You can’t measure how useful someone’s research is. That’s what drives business school graduates nuts about academics :) Research isn’t a product, and researchers can’t be managed like assembly line workers.
The fact that almost all governments of developed countries subsidize their university sectors means that the burden of argument lies squarely on those who think that they should not. I understand that you’re one of those people. However, I disagree, and you’ve given no argument in support of that aspect of your position.
I've given you my arguments, but you don't like them. And all your arguments are 'things have been done this way for centuries, let's keep the status quo as it is' and 'you cannot measure what I do'. Governments don't subsidise sectors, tax payers do. And you are saying we should keep giving money to those producing nothing, or something so valuable that can't be measured, because that is how we've been doing things so far. You should tell me why we should keep giving people money, not the other way around. Specially in the current situation where lots of people are really struggling.
It’s difficult to have a sensible argument when there’s a fundamental difference in values.
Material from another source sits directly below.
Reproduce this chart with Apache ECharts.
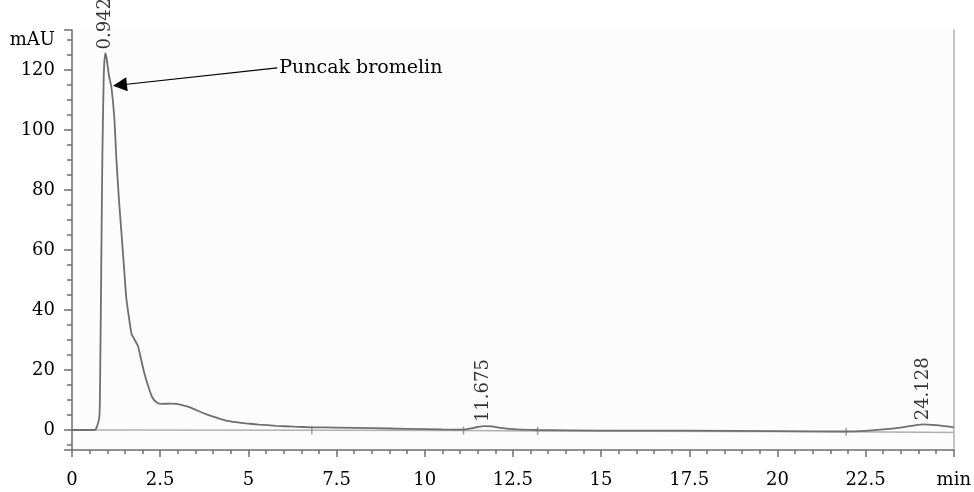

As far as I can see, you think education should ‘produce’ something of monetary value or it is worthless. Historically, universities have operated under very different assumptions.
Take the example of historical research. Either you want a society which knows its own history of you don’t. You can’t put a price on that. To try to reduce the value of such research to citation numbers or some kind of financial measure is just nonsense.
I never said all education should produce something of monetary value. There are many non-monetary value things that can nonetheless be measured.
You keep talking about how things have been historically. Things can change, and historically not everything was done correctly.
> Either you want a society which knows its own history of you don’t.
You don't need hundreds or thousand of History PhDs for that.
There is no point on people studying things nobody cares and nobody will ever care about. If your work never gets used, why force a subsidy on it? Do it with your own means if you like. Or accept the fact that you will have to do it for a very low wage no matter how many PhDs you have.
You seem unable to defend your position other that 'historically it's been this way' and 'unmeasurable value'. There is no point in keeping going with this discussion.
The fact that almost all governments of developed countries subsidize their university sectors means that the burden of argument lies squarely on those who think that they should not. I understand that you’re one of those people. However, I disagree, and you’ve given no argument in support of that aspect of your position.